* Start *
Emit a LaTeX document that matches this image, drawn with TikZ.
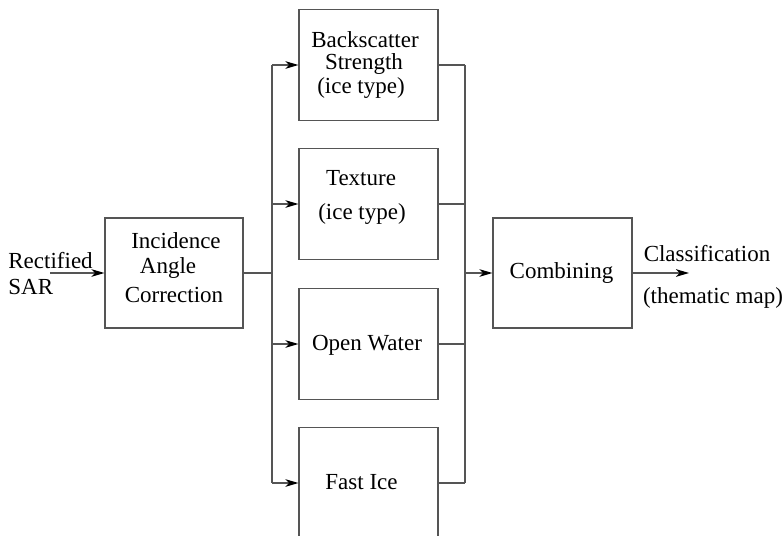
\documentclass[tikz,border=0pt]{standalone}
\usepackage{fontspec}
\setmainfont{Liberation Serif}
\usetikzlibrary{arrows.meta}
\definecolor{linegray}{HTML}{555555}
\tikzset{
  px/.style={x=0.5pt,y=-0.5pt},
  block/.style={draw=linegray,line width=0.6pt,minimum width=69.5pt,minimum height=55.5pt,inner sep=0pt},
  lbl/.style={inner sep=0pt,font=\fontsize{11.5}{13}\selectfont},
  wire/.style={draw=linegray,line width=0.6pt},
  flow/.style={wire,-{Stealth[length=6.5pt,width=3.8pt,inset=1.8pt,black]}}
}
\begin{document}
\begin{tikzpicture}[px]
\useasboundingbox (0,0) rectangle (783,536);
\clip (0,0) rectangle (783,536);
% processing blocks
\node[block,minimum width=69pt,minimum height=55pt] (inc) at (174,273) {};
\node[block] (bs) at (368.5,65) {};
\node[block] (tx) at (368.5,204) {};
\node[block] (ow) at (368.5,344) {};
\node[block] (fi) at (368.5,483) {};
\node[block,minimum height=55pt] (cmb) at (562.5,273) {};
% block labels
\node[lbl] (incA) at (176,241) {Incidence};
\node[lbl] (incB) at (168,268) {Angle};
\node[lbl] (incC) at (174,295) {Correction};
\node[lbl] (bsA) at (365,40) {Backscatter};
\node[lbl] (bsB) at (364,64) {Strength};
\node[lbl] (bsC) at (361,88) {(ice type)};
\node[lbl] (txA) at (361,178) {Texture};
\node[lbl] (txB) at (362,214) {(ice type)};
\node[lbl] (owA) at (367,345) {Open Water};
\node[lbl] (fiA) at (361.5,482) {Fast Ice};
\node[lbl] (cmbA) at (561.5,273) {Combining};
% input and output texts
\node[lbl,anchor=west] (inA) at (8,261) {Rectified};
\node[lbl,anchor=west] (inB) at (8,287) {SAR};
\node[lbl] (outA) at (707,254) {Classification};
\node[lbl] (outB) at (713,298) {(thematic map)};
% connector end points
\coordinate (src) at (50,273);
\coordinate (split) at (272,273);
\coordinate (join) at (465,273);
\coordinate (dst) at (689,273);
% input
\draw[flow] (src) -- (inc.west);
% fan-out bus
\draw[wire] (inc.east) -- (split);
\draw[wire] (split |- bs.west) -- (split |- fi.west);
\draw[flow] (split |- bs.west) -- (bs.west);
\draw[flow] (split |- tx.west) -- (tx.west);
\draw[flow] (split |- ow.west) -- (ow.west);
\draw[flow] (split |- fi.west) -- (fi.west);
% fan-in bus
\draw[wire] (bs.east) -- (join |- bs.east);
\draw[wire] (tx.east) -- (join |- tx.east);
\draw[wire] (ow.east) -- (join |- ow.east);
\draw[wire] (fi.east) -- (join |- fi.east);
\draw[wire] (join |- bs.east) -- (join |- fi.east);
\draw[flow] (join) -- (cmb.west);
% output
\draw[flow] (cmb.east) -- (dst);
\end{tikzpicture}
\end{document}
* End *
Set task
Set the pictures aside and transcribe the data above exactly.

Task answer
Emit a LaTeX document that matches this image, drawn with TikZ.
\documentclass[tikz,border=0pt]{standalone}
\usepackage{fontspec}
\setmainfont{Liberation Serif}
\usetikzlibrary{arrows.meta}
\definecolor{linegray}{HTML}{555555}
\tikzset{
  px/.style={x=0.5pt,y=-0.5pt},
  block/.style={draw=linegray,line width=0.6pt,minimum width=69.5pt,minimum height=55.5pt,inner sep=0pt},
  lbl/.style={inner sep=0pt,font=\fontsize{11.5}{13}\selectfont},
  wire/.style={draw=linegray,line width=0.6pt},
  flow/.style={wire,-{Stealth[length=6.5pt,width=3.8pt,inset=1.8pt,black]}}
}
\begin{document}
\begin{tikzpicture}[px]
\useasboundingbox (0,0) rectangle (783,536);
\clip (0,0) rectangle (783,536);
% processing blocks
\node[block,minimum width=69pt,minimum height=55pt] (inc) at (174,273) {};
\node[block] (bs) at (368.5,65) {};
\node[block] (tx) at (368.5,204) {};
\node[block] (ow) at (368.5,344) {};
\node[block] (fi) at (368.5,483) {};
\node[block,minimum height=55pt] (cmb) at (562.5,273) {};
% block labels
\node[lbl] (incA) at (176,241) {Incidence};
\node[lbl] (incB) at (168,268) {Angle};
\node[lbl] (incC) at (174,295) {Correction};
\node[lbl] (bsA) at (365,40) {Backscatter};
\node[lbl] (bsB) at (364,64) {Strength};
\node[lbl] (bsC) at (361,88) {(ice type)};
\node[lbl] (txA) at (361,178) {Texture};
\node[lbl] (txB) at (362,214) {(ice type)};
\node[lbl] (owA) at (367,345) {Open Water};
\node[lbl] (fiA) at (361.5,482) {Fast Ice};
\node[lbl] (cmbA) at (561.5,273) {Combining};
% input and output texts
\node[lbl,anchor=west] (inA) at (8,261) {Rectified};
\node[lbl,anchor=west] (inB) at (8,287) {SAR};
\node[lbl] (outA) at (707,254) {Classification};
\node[lbl] (outB) at (713,298) {(thematic map)};
% connector end points
\coordinate (src) at (50,273);
\coordinate (split) at (272,273);
\coordinate (join) at (465,273);
\coordinate (dst) at (689,273);
% input
\draw[flow] (src) -- (inc.west);
% fan-out bus
\draw[wire] (inc.east) -- (split);
\draw[wire] (split |- bs.west) -- (split |- fi.west);
\draw[flow] (split |- bs.west) -- (bs.west);
\draw[flow] (split |- tx.west) -- (tx.west);
\draw[flow] (split |- ow.west) -- (ow.west);
\draw[flow] (split |- fi.west) -- (fi.west);
% fan-in bus
\draw[wire] (bs.east) -- (join |- bs.east);
\draw[wire] (tx.east) -- (join |- tx.east);
\draw[wire] (ow.east) -- (join |- ow.east);
\draw[wire] (fi.east) -- (join |- fi.east);
\draw[wire] (join |- bs.east) -- (join |- fi.east);
\draw[flow] (join) -- (cmb.west);
% output
\draw[flow] (cmb.east) -- (dst);
\end{tikzpicture}
\end{document}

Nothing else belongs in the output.